┌────────
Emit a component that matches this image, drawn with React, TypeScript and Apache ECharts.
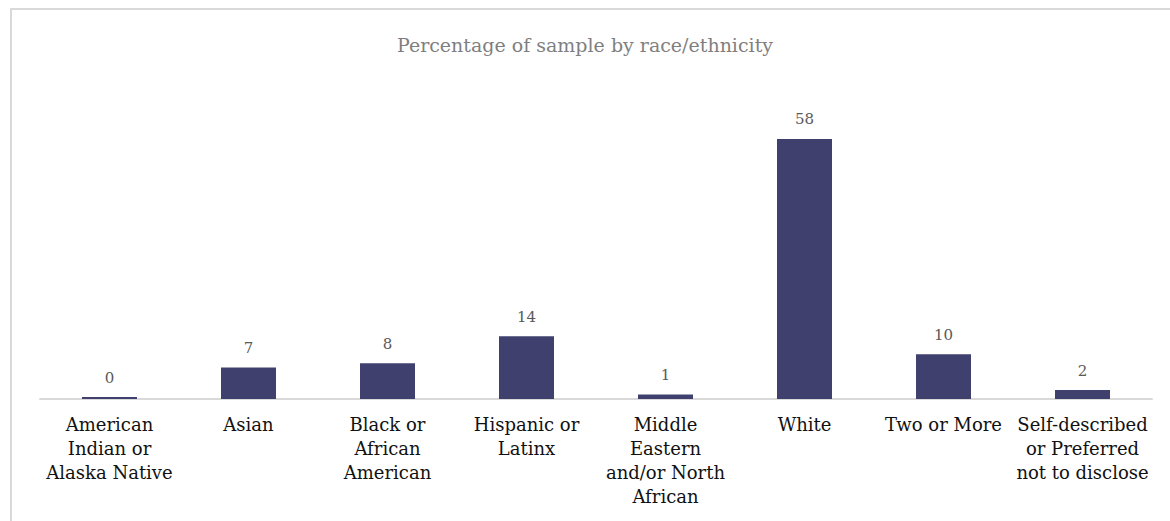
import React, { useEffect, useRef } from "react";
import * as echarts from "echarts";

const categories = [
  "American\nIndian or\nAlaska Native",
  "Asian",
  "Black or\nAfrican\nAmerican",
  "Hispanic or\nLatinx",
  "Middle\nEastern\nand/or North\nAfrican",
  "White",
  "Two or More",
  "Self-described\nor Preferred\nnot to disclose",
];

const percentages = [0, 7, 8, 14, 1, 58, 10, 2];

const chartTitle = "Percentage of sample by race/ethnicity";

const SERIF = "'DejaVu Serif', 'Liberation Serif', serif";

export default function App() {
  const ref = useRef<HTMLDivElement>(null);

  useEffect(() => {
    document.body.style.margin = "0";
    if (!ref.current) return;
    const chart = echarts.init(ref.current, undefined, { renderer: "svg" });
    chart.setOption({
      animation: false,
      backgroundColor: "#ffffff",
      title: {
        text: chartTitle,
        left: "center",
        top: 30,
        textStyle: {
          fontFamily: SERIF,
          fontSize: 19,
          fontWeight: "normal",
          color: "#7f7f7f",
        },
      },
      graphic: [
        {
          type: "rect",
          shape: { x: 11, y: 9, width: 1300, height: 700 },
          style: { fill: "none", stroke: "#d9d9d9", lineWidth: 2 },
          silent: true,
          z: -1,
        },
      ],
      grid: { left: 40, right: 18, top: 130, bottom: 122 },
      xAxis: {
        type: "category",
        data: categories,
        axisLine: { lineStyle: { color: "#d9d9d9", width: 2 } },
        axisTick: { show: false },
        axisLabel: {
          interval: 0,
          margin: 13,
          fontFamily: SERIF,
          fontSize: 18,
          lineHeight: 24,
          color: "#111111",
          align: "center",
        },
      },
      yAxis: {
        type: "value",
        min: 0,
        max: 60,
        show: false,
        splitLine: { show: false },
      },
      series: [
        {
          type: "bar",
          data: percentages,
          barWidth: 55,
          barMinHeight: 2,
          itemStyle: { color: "#40406f" },
          label: {
            show: true,
            position: "top",
            distance: 12,
            fontFamily: SERIF,
            fontSize: 15,
            color: "#595959",
          },
        },
      ],
    });
    return () => chart.dispose();
  }, []);

  return <div ref={ref} style={{ width: 1170, height: 521 }} />;
}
└────────
■ REQUIREMENT
Repeat the listing in full and exactly. Leave any pictures out.

■ THE RESULT
Emit a component that matches this image, drawn with React, TypeScript and Apache ECharts.
import React, { useEffect, useRef } from "react";
import * as echarts from "echarts";

const categories = [
  "American\nIndian or\nAlaska Native",
  "Asian",
  "Black or\nAfrican\nAmerican",
  "Hispanic or\nLatinx",
  "Middle\nEastern\nand/or North\nAfrican",
  "White",
  "Two or More",
  "Self-described\nor Preferred\nnot to disclose",
];

const percentages = [0, 7, 8, 14, 1, 58, 10, 2];

const chartTitle = "Percentage of sample by race/ethnicity";

const SERIF = "'DejaVu Serif', 'Liberation Serif', serif";

export default function App() {
  const ref = useRef<HTMLDivElement>(null);

  useEffect(() => {
    document.body.style.margin = "0";
    if (!ref.current) return;
    const chart = echarts.init(ref.current, undefined, { renderer: "svg" });
    chart.setOption({
      animation: false,
      backgroundColor: "#ffffff",
      title: {
        text: chartTitle,
        left: "center",
        top: 30,
        textStyle: {
          fontFamily: SERIF,
          fontSize: 19,
          fontWeight: "normal",
          color: "#7f7f7f",
        },
      },
      graphic: [
        {
          type: "rect",
          shape: { x: 11, y: 9, width: 1300, height: 700 },
          style: { fill: "none", stroke: "#d9d9d9", lineWidth: 2 },
          silent: true,
          z: -1,
        },
      ],
      grid: { left: 40, right: 18, top: 130, bottom: 122 },
      xAxis: {
        type: "category",
        data: categories,
        axisLine: { lineStyle: { color: "#d9d9d9", width: 2 } },
        axisTick: { show: false },
        axisLabel: {
          interval: 0,
          margin: 13,
          fontFamily: SERIF,
          fontSize: 18,
          lineHeight: 24,
          color: "#111111",
          align: "center",
        },
      },
      yAxis: {
        type: "value",
        min: 0,
        max: 60,
        show: false,
        splitLine: { show: false },
      },
      series: [
        {
          type: "bar",
          data: percentages,
          barWidth: 55,
          barMinHeight: 2,
          itemStyle: { color: "#40406f" },
          label: {
            show: true,
            position: "top",
            distance: 12,
            fontFamily: SERIF,
            fontSize: 15,
            color: "#595959",
          },
        },
      ],
    });
    return () => chart.dispose();
  }, []);

  return <div ref={ref} style={{ width: 1170, height: 521 }} />;
}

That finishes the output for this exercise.